Read the full update here and if you have any queries, please email us at info.gpc@bma.org.uk
Rollout of the medical examiner system in England
In England, the statutory implementation of the medical examiner system will take place on 9 September 2024. This will mean that independent scrutiny by a medical examiner will become a statutory requirement prior to the registration of all non-coronial deaths from this date. Information from the Department of Health and Social Care is here.
While many are using the medical examiner system, some are not. If you require further information on implementation in your area, please contact your LMC. For more wider information on the medical examiner system please contact the BMA.
Zero tolerance of racism: download our poster
Last month’s racist, Islamophobic and anti-migrant riots were hugely distressing with wide reaching impact felt across healthcare settings and communities. All healthcare workers have a right to work in an environment free from abuse. Patients need to be warned that there will be zero tolerance of racist behaviour with resultant consequences, should this not be respected. BMA has produced a poster you can print and display in your premises, making it clear that racist abuse will not be tolerated.

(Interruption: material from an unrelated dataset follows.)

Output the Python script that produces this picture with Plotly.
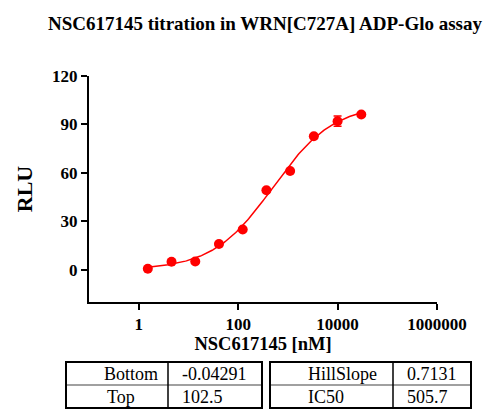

You can also contact the BMA for wellbeing and support, and we have guidance for managing discrimination from patients, with clear steps to take when incidents of racist abuse against healthcare staff occur.
Successful RCGP legal challenge in support of disabled doctors
The BMA has won a legal challenge supporting a trainee GP who believed they had been unfairly treated by the RCGP because of its policy on the number of attempts at taking an exam. The BMA supported the doctor to bring judicial review proceedings challenging the lawfulness of the RCGP’s attempts policy, which only allows four attempts at the AKT/RCA exam required to complete GP training. According to the policy, no additional attempts would be granted, even in circumstances where a candidate discovered, after sitting a test, that they had a disability which would have entitled them to “reasonable adjustments”, including additional time for the taking of the test.
GP pension campaign in England
At the end of July, the BMA’s pensions committee launched a campaign to assist GPs in England to get their pension records up to date. There is a step-by-step guide for members to follow, with pre-populated email templates to assist. It is important to ensure that your record is as accurate as possible so you can make appropriate decisions about your pension and the McCloud remedy.
If you have received your 05 and AA statement from NHS Pensions, and your record is not updated to 2022-23, you can check what years are missing from your record by logging into your PCSE Pensions Online account. As the Pensions Online system is updated in sequential order, you will be able to see which type 1 or type 2 form is holding up your record from being up to date. You can then submit the required forms via your online account or through the online form.
If you have submitted all required forms and your record is still not up to date, you should raise a complaint with PCSE. If it not fully resolved within 40 days – follow the escalation process.